I am so much against guns but I also know that the cat is out of the bag.  You cannot put the potential evil of 200 million firearms back into pre-molten steel.  And I am also aware that people have to defend themselves, much like the Constitution must be defended. But I am also aware of how dangerous men and women who think like Huckabee are.  To be so mindlessly callous towards shattered parents and lost families, their souls flayed by pain, who are searching for an explanation – any reason, any hint – as to why this abomination would happen is itself an abomination.

A woman I know in a high public setting was offended one day when I interrupted her daily biblical reading.  She had sensed that I have little patience for people who ostentatiously make their religiosity a public brand.  “Don’t you know, Jesse, that God is a jealous God?” Seldom at a loss for words, I could not respond to someone whose concept of God is so narrow as to be offensive, well, to God.  Still, all of us must define our relationship with God, so her feelings are as real and as justified as anyone’s.  Huckabee’s comments, however, give currency to the argument that religion today and the Republican party have been hijacked by the self-centered few at a time when the nation needs nationwide consensus to solve its fiscal and social problems, including how to deal with the blood-madness that guns have loosed upon the land.

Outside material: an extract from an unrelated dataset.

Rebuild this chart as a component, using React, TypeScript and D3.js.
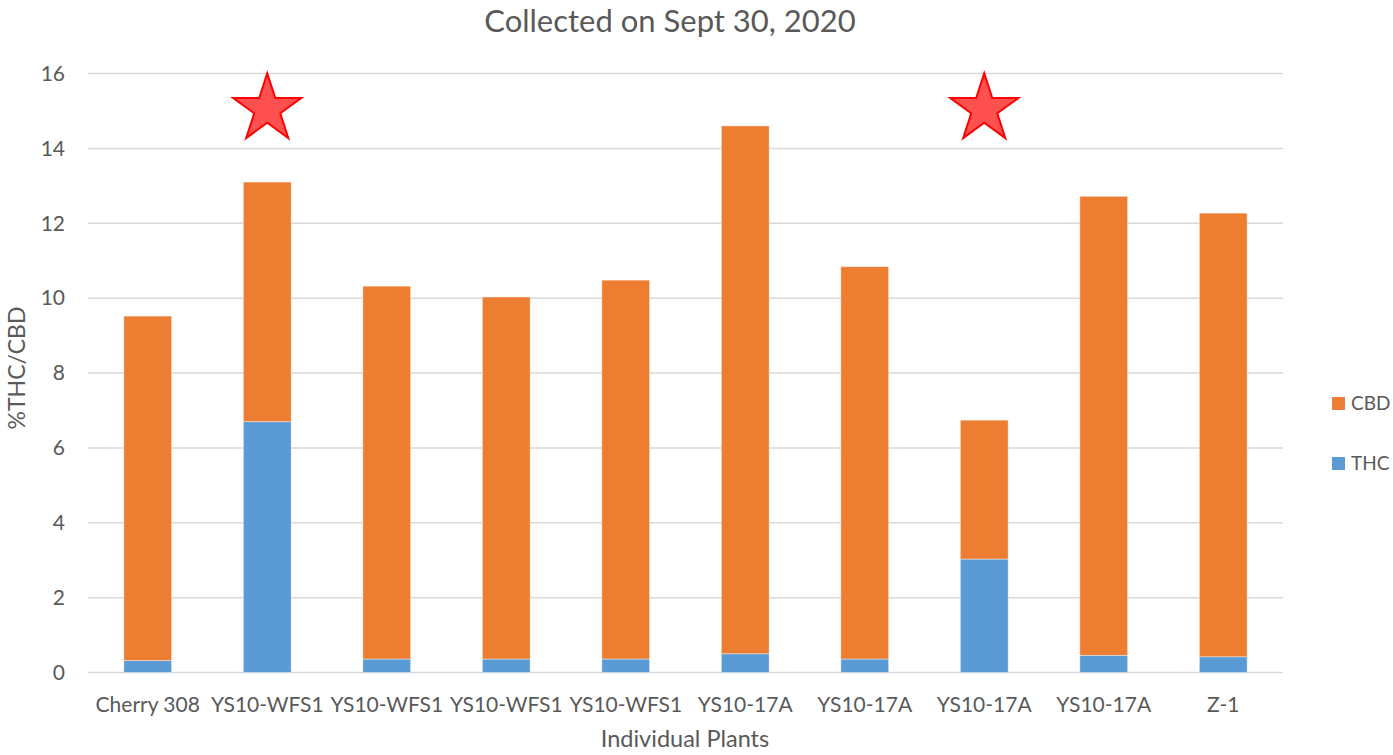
import React, { useEffect, useRef } from 'react';
import * as d3 from 'd3';

const plants = ['Cherry 308', 'YS10-WFS1', 'YS10-WFS1', 'YS10-WFS1', 'YS10-WFS1', 'YS10-17A', 'YS10-17A', 'YS10-17A', 'YS10-17A', 'Z-1'];
const thc = [0.32, 6.7, 0.36, 0.36, 0.36, 0.5, 0.36, 3.03, 0.46, 0.42];
const cbd = [9.2, 6.4, 9.96, 9.67, 10.12, 14.1, 10.48, 3.71, 12.26, 11.85];
const yTicks = [0, 2, 4, 6, 8, 10, 12, 14, 16];
const starred = [1, 7];
const starLevel = 15.05;

const FONT = 'Lato, "Open Sans", sans-serif';
const TEXT = '#595959';

export default function App() {
    const svgRef = useRef<SVGSVGElement>(null);

    useEffect(() => {
        const width = 1393;
        const height = 755;
        const margin = { top: 73.5, right: 110, bottom: 82.5, left: 88 };

        const svg = d3.select(svgRef.current)
            .attr('width', width)
            .attr('height', height);
        svg.selectAll('*').remove();

        const x = d3.scaleBand<number>()
            .domain(plants.map((_, i) => i))
            .range([margin.left, width - margin.right])
            .paddingInner(0.6)
            .paddingOuter(0.3);

        const y = d3.scaleLinear()
            .domain([0, 16])
            .range([height - margin.bottom, margin.top]);

        // gridlines
        svg.append('g')
            .selectAll('line')
            .data(yTicks)
            .enter()
            .append('line')
            .attr('x1', margin.left)
            .attr('x2', width - margin.right)
            .attr('y1', d => y(d))
            .attr('y2', d => y(d))
            .attr('stroke', '#d9d9d9')
            .attr('stroke-width', 1.5);

        // y tick labels
        svg.append('g')
            .selectAll('text')
            .data(yTicks)
            .enter()
            .append('text')
            .attr('x', 65)
            .attr('y', d => y(d))
            .attr('dy', '0.35em')
            .attr('text-anchor', 'end')
            .attr('fill', TEXT)
            .style('font-family', FONT)
            .style('font-size', '21px')
            .text(d => d);

        const rows = plants.map((p, i) => ({ i, THC: thc[i], CBD: cbd[i] }));
        const series = d3.stack<any>().keys(['THC', 'CBD'])(rows);
        const colors: Record<string, string> = { THC: '#5b9bd5', CBD: '#ed7d31' };

        svg.append('g')
            .selectAll('g')
            .data(series)
            .enter()
            .append('g')
            .attr('fill', d => colors[d.key])
            .selectAll('rect')
            .data(d => d)
            .enter()
            .append('rect')
            .attr('x', d => x(d.data.i)!)
            .attr('width', x.bandwidth())
            .attr('y', d => y(d[1]))
            .attr('height', d => y(d[0]) - y(d[1]))
            .attr('stroke', '#ffffff')
            .attr('stroke-opacity', 0.5)
            .attr('stroke-width', 0.8);

        // category labels
        svg.append('g')
            .selectAll('text')
            .data(plants)
            .enter()
            .append('text')
            .attr('x', (d, i) => x(i)! + x.bandwidth() / 2)
            .attr('y', 712)
            .attr('text-anchor', 'middle')
            .attr('fill', TEXT)
            .style('font-family', FONT)
            .style('font-size', '21px')
            .text(d => d);

        // stars
        const star = d3.symbol().type(d3.symbolStar).size(1440);
        svg.append('g')
            .selectAll('path')
            .data(starred)
            .enter()
            .append('path')
            .attr('d', star)
            .attr('transform', i => `translate(${x(i)! + x.bandwidth() / 2},${y(starLevel)})`)
            .attr('fill', '#ff5050')
            .attr('stroke', '#ff0000')
            .attr('stroke-width', 2);

        // title
        svg.append('text')
            .attr('x', 670)
            .attr('y', 32)
            .attr('text-anchor', 'middle')
            .attr('fill', TEXT)
            .style('font-family', FONT)
            .style('font-size', '31px')
            .text('Collected on Sept 30, 2020');

        // axis titles
        svg.append('text')
            .attr('x', 685)
            .attr('y', 747)
            .attr('text-anchor', 'middle')
            .attr('fill', TEXT)
            .style('font-family', FONT)
            .style('font-size', '23.5px')
            .text('Individual Plants');

        svg.append('text')
            .attr('transform', `translate(25,368) rotate(-90)`)
            .attr('text-anchor', 'middle')
            .attr('fill', TEXT)
            .style('font-family', FONT)
            .style('font-size', '23px')
            .text('%THC/CBD');

        // legend
        const legend = svg.append('g')
            .selectAll('g')
            .data(['CBD', 'THC'])
            .enter()
            .append('g')
            .attr('transform', (d, i) => `translate(1332,${397 + i * 60})`);
        legend.append('rect')
            .attr('width', 13)
            .attr('height', 13)
            .attr('fill', d => colors[d]);
        legend.append('text')
            .attr('x', 19)
            .attr('y', 13)
            .attr('fill', TEXT)
            .style('font-family', FONT)
            .style('font-size', '19px')
            .text(d => d);
    }, []);

    return <svg ref={svgRef} style={{ display: 'block', position: 'absolute', left: 0, top: 0 }}></svg>;
}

From a tactical perspective, Huckabee’s comments will be heard by moderate and independent and female voters who might not have wanted to vote Democratic last month but were left no choice by an equally self-centered and overly religious Republican nominee.  These critical middle-of-the-road and independent voters shopping for their sons and daughters and grandkids or smaller brothers and sisters for Christmas almost certainly will have Connecticut on their minds – but surely with a different sensitivity than Mike Huckabee’s.  Upon hearing Huckabee last week, they probably do not regret voting the way they did.

And I bet they will be less willing to listen to this gruesome, heartless right-wing babble in the future.

Jesse Treviño is the former editorial page editor of The Austin American-Statesman.